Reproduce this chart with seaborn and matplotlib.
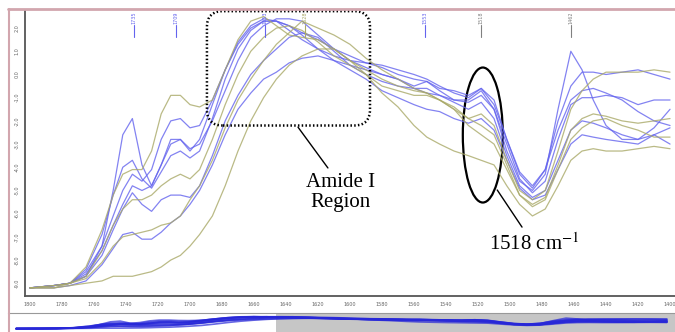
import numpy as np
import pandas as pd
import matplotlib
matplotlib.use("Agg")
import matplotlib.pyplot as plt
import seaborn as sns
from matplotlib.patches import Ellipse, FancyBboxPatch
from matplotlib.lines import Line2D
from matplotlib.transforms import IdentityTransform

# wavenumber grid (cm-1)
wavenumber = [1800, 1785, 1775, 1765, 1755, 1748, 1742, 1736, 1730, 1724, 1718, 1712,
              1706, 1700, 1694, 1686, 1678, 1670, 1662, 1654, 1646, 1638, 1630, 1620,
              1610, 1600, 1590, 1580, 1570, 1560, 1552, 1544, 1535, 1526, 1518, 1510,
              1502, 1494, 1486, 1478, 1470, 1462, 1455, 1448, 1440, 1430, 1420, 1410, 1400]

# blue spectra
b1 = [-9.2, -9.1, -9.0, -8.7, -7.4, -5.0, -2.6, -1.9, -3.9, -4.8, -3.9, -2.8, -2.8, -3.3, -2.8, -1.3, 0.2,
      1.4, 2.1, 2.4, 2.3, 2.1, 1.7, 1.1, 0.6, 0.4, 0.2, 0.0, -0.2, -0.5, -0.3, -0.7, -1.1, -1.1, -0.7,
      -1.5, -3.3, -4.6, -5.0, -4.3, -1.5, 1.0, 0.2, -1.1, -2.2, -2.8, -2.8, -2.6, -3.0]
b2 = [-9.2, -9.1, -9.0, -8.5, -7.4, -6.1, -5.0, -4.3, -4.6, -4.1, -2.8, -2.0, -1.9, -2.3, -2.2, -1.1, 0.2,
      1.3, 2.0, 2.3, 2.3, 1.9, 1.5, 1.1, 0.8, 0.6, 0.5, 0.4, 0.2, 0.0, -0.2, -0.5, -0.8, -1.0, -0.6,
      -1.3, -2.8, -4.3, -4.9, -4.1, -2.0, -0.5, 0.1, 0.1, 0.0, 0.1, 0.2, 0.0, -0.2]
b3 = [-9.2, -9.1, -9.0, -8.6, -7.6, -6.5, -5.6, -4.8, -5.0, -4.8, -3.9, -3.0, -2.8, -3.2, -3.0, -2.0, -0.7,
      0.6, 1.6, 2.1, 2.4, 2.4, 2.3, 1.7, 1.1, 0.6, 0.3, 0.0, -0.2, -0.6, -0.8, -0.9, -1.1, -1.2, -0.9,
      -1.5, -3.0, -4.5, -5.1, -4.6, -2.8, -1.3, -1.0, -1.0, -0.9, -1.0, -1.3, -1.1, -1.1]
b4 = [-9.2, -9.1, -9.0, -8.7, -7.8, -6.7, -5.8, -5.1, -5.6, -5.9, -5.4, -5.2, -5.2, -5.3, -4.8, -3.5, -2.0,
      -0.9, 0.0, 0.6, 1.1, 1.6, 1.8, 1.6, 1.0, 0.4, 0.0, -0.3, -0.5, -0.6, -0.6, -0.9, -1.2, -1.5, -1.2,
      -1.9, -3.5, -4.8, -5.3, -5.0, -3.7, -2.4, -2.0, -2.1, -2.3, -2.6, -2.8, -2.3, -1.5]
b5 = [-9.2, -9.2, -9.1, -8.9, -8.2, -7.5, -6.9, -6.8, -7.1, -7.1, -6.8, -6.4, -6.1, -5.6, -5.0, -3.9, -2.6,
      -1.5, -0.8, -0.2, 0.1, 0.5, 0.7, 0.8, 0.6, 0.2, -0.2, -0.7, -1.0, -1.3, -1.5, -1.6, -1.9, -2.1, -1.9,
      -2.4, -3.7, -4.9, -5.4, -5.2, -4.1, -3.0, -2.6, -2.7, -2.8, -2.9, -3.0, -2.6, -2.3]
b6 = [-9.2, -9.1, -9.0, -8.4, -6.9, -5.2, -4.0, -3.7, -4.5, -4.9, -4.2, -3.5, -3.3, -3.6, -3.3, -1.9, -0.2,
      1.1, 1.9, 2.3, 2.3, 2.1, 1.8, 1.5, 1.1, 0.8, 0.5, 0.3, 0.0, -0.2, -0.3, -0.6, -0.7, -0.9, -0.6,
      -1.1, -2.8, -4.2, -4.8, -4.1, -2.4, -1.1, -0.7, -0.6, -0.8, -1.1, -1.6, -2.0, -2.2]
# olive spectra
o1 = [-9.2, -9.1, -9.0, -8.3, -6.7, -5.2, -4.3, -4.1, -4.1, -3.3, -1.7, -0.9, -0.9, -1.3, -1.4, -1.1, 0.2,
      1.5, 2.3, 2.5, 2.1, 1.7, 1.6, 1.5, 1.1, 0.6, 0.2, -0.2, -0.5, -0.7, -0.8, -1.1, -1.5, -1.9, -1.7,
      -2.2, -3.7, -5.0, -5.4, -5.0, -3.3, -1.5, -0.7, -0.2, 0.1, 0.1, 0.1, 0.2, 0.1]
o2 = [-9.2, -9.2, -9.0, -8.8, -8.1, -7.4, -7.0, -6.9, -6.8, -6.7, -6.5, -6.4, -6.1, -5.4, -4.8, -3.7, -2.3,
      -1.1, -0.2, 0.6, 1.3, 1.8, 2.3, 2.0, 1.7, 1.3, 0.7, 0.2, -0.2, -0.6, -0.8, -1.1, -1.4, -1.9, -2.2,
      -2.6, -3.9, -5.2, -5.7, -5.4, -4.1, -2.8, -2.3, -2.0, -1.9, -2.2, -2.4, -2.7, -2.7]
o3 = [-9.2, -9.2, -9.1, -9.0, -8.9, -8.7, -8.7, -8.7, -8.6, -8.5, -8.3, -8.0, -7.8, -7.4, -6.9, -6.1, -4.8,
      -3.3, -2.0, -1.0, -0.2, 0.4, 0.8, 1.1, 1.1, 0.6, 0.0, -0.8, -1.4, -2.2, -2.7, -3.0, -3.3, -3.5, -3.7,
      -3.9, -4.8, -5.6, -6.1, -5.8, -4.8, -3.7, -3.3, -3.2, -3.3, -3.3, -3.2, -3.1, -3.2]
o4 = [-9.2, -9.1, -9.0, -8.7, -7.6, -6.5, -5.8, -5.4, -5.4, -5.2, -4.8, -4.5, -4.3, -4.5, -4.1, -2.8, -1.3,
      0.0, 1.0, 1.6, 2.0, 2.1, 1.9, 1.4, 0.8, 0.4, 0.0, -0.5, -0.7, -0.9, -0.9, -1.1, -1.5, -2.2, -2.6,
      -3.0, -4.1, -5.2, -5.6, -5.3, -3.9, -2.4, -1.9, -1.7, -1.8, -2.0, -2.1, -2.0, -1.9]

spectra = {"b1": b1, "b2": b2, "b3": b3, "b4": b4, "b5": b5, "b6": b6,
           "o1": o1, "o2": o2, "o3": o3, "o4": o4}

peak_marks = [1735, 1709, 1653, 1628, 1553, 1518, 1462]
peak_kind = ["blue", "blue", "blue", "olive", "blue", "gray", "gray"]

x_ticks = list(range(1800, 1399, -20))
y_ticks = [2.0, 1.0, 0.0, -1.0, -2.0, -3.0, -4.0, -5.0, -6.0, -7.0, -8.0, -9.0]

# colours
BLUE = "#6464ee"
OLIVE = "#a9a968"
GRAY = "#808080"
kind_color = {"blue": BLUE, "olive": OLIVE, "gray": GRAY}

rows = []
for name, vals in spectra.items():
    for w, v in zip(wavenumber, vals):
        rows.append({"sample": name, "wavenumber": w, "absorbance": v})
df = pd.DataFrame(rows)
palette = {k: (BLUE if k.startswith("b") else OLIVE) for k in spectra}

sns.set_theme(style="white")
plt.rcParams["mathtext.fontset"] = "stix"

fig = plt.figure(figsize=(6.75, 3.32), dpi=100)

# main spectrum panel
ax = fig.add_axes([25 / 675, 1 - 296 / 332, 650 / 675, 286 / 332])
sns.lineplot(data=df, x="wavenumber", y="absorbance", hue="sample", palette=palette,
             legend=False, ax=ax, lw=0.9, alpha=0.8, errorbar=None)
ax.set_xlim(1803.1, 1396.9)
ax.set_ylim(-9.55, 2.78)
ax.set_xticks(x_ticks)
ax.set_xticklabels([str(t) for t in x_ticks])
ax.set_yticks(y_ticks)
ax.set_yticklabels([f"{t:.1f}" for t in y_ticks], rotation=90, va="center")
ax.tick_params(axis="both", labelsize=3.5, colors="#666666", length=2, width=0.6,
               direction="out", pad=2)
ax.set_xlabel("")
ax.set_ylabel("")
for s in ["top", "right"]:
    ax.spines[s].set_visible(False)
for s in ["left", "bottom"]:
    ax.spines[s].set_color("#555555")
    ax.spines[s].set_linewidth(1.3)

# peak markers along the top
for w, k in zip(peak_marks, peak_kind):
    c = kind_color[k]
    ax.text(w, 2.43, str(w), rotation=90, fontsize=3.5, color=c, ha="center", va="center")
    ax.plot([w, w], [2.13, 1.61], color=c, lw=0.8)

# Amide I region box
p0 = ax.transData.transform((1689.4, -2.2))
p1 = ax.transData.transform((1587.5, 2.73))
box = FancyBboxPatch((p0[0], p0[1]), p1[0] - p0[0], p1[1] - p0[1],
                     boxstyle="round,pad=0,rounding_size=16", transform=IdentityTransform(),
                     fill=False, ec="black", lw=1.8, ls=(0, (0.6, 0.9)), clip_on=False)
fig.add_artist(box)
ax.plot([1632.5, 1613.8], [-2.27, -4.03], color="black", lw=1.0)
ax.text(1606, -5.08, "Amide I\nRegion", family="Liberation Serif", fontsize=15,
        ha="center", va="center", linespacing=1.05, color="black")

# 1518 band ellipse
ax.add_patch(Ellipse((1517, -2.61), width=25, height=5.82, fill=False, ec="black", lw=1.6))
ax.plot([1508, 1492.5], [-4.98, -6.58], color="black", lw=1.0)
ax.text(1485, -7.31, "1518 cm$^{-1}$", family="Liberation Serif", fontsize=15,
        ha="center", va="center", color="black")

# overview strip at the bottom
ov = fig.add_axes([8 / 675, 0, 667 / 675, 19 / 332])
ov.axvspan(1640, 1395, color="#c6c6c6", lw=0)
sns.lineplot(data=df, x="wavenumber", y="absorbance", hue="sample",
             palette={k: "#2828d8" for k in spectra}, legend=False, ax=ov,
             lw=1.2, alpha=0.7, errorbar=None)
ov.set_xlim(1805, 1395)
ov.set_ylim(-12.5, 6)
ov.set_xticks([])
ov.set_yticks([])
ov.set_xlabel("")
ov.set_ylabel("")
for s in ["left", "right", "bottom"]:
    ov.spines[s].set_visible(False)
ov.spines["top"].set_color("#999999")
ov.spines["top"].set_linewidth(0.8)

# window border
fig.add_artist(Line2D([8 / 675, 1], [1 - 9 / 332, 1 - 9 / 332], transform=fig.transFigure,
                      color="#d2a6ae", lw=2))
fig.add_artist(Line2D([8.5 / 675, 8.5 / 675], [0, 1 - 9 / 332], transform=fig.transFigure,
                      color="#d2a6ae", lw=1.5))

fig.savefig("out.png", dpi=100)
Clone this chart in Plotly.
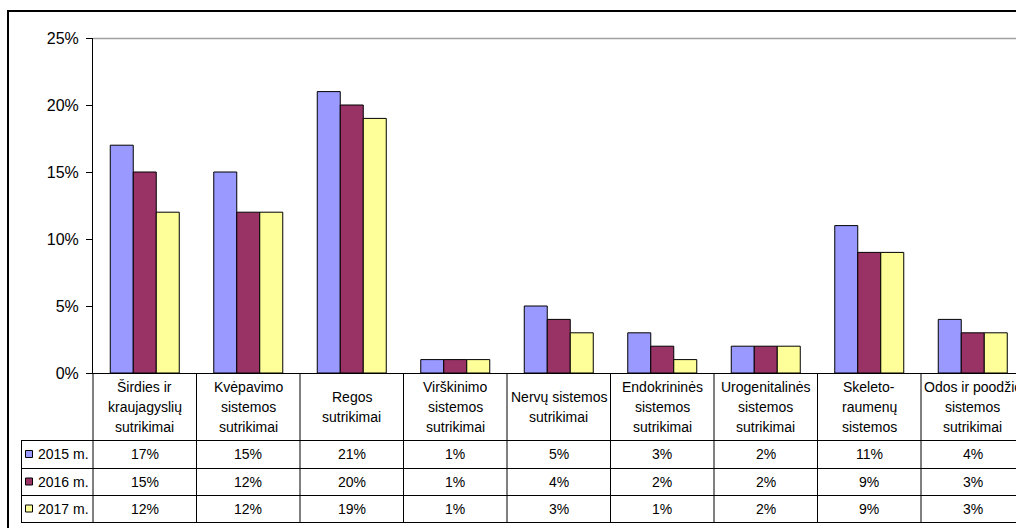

Short task |
Could you repeat exactly the lines from the first one of the records above through the line containing "1420, 1410, 1400]", leaving out any pictures?

Output below |
Reproduce this chart with seaborn and matplotlib.
import numpy as np
import pandas as pd
import matplotlib
matplotlib.use("Agg")
import matplotlib.pyplot as plt
import seaborn as sns
from matplotlib.patches import Ellipse, FancyBboxPatch
from matplotlib.lines import Line2D
from matplotlib.transforms import IdentityTransform

# wavenumber grid (cm-1)
wavenumber = [1800, 1785, 1775, 1765, 1755, 1748, 1742, 1736, 1730, 1724, 1718, 1712,
              1706, 1700, 1694, 1686, 1678, 1670, 1662, 1654, 1646, 1638, 1630, 1620,
              1610, 1600, 1590, 1580, 1570, 1560, 1552, 1544, 1535, 1526, 1518, 1510,
              1502, 1494, 1486, 1478, 1470, 1462, 1455, 1448, 1440, 1430, 1420, 1410, 1400]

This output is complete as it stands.